I use MT2.8.21 as Gateway/Cacheing DNS/Proxy Server for an Internet Cafe. Some malicious users often use software to mine/extract email addresses, and then broadcast spam to these email addresses using some other software. Some of the software use non-standard ports with I successfully blocked with a forward rule in the firewall. The problem I now have is with software that use standard ports (80, 25) to extract email addresses and broadcast spam. I notice in the firewall connections that these software make several connections and thereby choke up our Internet access. Is there a way to limit the number of connections each host/workstation can make on MT? Are they steps/configurations I can undertake to prevent the email mining and spam launching? Any/all suggestions will be gladly welcome…

Thanks

Tonnie

At least for port 25 outbound you could probably rate limit them to some small number of syn packets per minute, which wouldn’t effect normal users but would put a limit on a spammer. If they are exploiting external webservers to relay spam through them using the CONNECT command, you could probably flat out block that with a firewall rule or two by watching for that data pattern during an outbound request sequence.

Could you please attach sample instructions/commands to achieve these? Thanks in anticipation of your cherished assistance…

Tonnie

I can’t provide examples, but I can give you a general idea of how I’d try to implement it and you can experiment.

To rate limit outbound SMTP connections on port 25, create a mangle rule that watches for SYN packets outbound to port 25. Then create a queue that limits how many of those can occur in the time period you decide on. You’ll probably want that queue to be based on the source IP also so that the limitation is per customer, not for your entire network.

Blocking attempts to exploit external web servers using the CONNECT command is a similar thing. Create a set of mangle rules that tests outbound traffic to port 80 for the character sequence CONNECT, HTTP/1. and possible other parts of the packet. Link these together so that later rules only match if the earlier rules marked the packet flow in a special manner, that way you can be reasonably sure that you’re actually looking at a http command header that is a CONNECT command. Then simply add a firewall rule that drops any packet that matches the flow specified by the final mangle rule in the sequence.

This same idea can be used to block other kinds of traffic, you could probably look for the HELO, RCPT TO:, sequenced for SMTP commands and block using those also.

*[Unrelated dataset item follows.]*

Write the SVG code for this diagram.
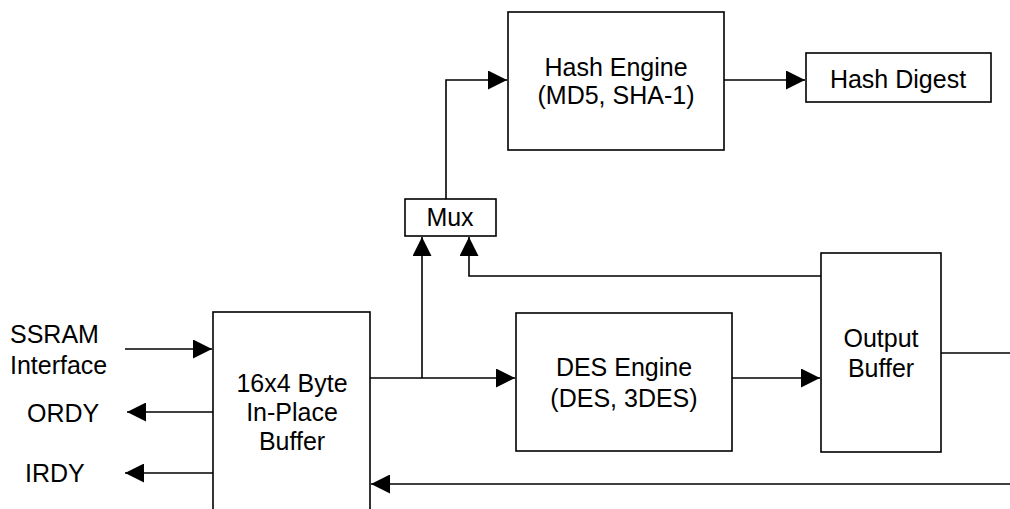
<svg xmlns="http://www.w3.org/2000/svg" width="1010" height="509" viewBox="0 0 1010 509">
<style>
.box{fill:#fff;stroke:#000;stroke-width:1.6}
.ln{fill:none;stroke:#000;stroke-width:1.6}
text{font-family:"Liberation Sans",Arial,sans-serif;font-size:25px;fill:#000}
.c{text-anchor:middle}
</style>
<defs>
<marker id="ah" markerUnits="userSpaceOnUse" markerWidth="19" markerHeight="19" refX="19" refY="9.5" orient="auto">
<path d="M0,0 L19,9.5 L0,19 z" fill="#000"/>
</marker>
</defs>
<rect width="1010" height="509" fill="#fff"/>
<g id="connectors">
<path class="ln" d="M446,199 V80 H507" marker-end="url(#ah)"/>
<path class="ln" d="M724,80 H805" marker-end="url(#ah)"/>
<path class="ln" d="M370,378 H515" marker-end="url(#ah)"/>
<path class="ln" d="M422,378 V237" marker-end="url(#ah)"/>
<path class="ln" d="M821,276 H469 V237" marker-end="url(#ah)"/>
<path class="ln" d="M732,378 H820" marker-end="url(#ah)"/>
<path class="ln" d="M941,353 H1010"/>
<path class="ln" d="M1010,484 H371" marker-end="url(#ah)"/>
<path class="ln" d="M125,349 H212" marker-end="url(#ah)"/>
<path class="ln" d="M213,412 H127" marker-end="url(#ah)"/>
<path class="ln" d="M213,473 H125" marker-end="url(#ah)"/>
</g>
<g id="hash-engine">
<rect class="box" x="508" y="12" width="216" height="138"/>
<text class="c" x="616" y="76">Hash Engine</text>
<text class="c" x="616" y="104">(MD5, SHA-1)</text>
</g>
<g id="hash-digest">
<rect class="box" x="806" y="53" width="185" height="49"/>
<text class="c" x="898" y="88">Hash Digest</text>
</g>
<g id="mux">
<rect class="box" x="405" y="199" width="91" height="37"/>
<text class="c" x="450" y="226">Mux</text>
</g>
<g id="in-place-buffer">
<rect class="box" x="213" y="312" width="157" height="220"/>
<text class="c" x="292" y="392">16x4 Byte</text>
<text class="c" x="292" y="421">In-Place</text>
<text class="c" x="292" y="450">Buffer</text>
</g>
<g id="des-engine">
<rect class="box" x="516" y="313" width="216" height="138"/>
<text class="c" x="624" y="376">DES Engine</text>
<text class="c" x="624" y="407">(DES, 3DES)</text>
</g>
<g id="output-buffer">
<rect class="box" x="821" y="253" width="120" height="199"/>
<text class="c" x="881" y="347">Output</text>
<text class="c" x="881" y="377">Buffer</text>
</g>
<g id="ssram">
<text x="10" y="343">SSRAM</text>
<text x="10" y="374">Interface</text>
</g>
<g id="ordy"><text x="27" y="422">ORDY</text></g>
<g id="irdy"><text x="25" y="482">IRDY</text></g>
</svg>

There are some problems with this method though, the mangle rules don’t allow data patterns that are regex expressions as best I can tell so you might block CONNECT and a smarter spammer would still abuse you because he used software that sent CoNnEcT. Doing data tests against every packet leaving your router is also going to take extra CPU time, so try to arrange mangle rules so that the least likely pattern of the sequence is what you test for first. Lots of packets will have HTTP/1. in them, but few will have CONNECT in them, so test for CONNECT first and the other rules will be skipped because the flow isn’t marked correctly when their turn to test the packet comes around.

Yeah, there are probably better ways to do this, but I threw this together one day on short notice and it seemed to work.